# Catherine Zeta-Jones geht in Nervenklinik



## beachkini (14 Apr. 2011)

Schwere Zeiten für Catherine Zeta-Jones: Der Hollywoodstar lässt sich wegen manisch-depressiven Störungen in einer Nervenklinik behandeln. Das bestätigte ihr Sprecher der Promi-Plattform „People.com“. Die 41-jährige Ehefrau des krebskranken Oscar-Preisträgers Michael Douglas wolle sich für kurze Zeit in eine psychiatrische Klinik begeben. 
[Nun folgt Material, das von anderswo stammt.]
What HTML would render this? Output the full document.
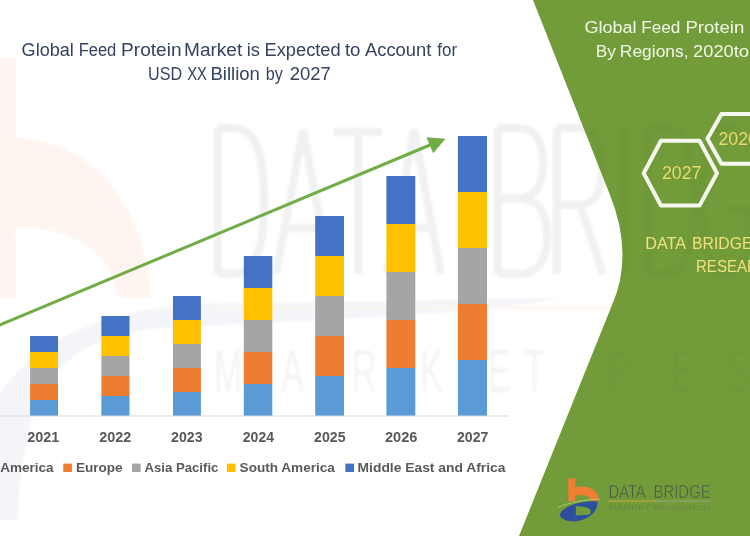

Die schöne Waliserin hat in den vergangenen Monaten viel durchmachen müssen. Im Januar hatte ihr 25 Jahre älterer Mann zwar öffentlich verkündet, er habe seinen Kehlkopfkrebs erfolgreich besiegt. Er hatte allerdings einen „sechsmonatigen Höllenritt“ hinter sich, wie er selber erzählte. Bei Chemotherapie und Strahlenbehandlung war Zeta-Jones stets an seiner Seite.

Auch der Ärger mit Stiefsohn Cameron wegen Drogenhandels dürfte an ihren Nerven gezerrt haben. „Nachdem sie sich mit all dem Stress des letzten Jahres auseinandersetzen musste, traf Catherine die Entscheidung, sich kurzfristig in eine psychiatrische Anstalt zu begeben, um ihre manisch-depressive Erkrankung behandeln zu lassen“ sagte der Sprecher der Oscar-Preisträgerin.

(source welt)


----------



## Chamser81 (15 Apr. 2011)

Da wünsche ich ihr wirklich gute Besserung denn sie ist eine ganz tolle Frau!


----------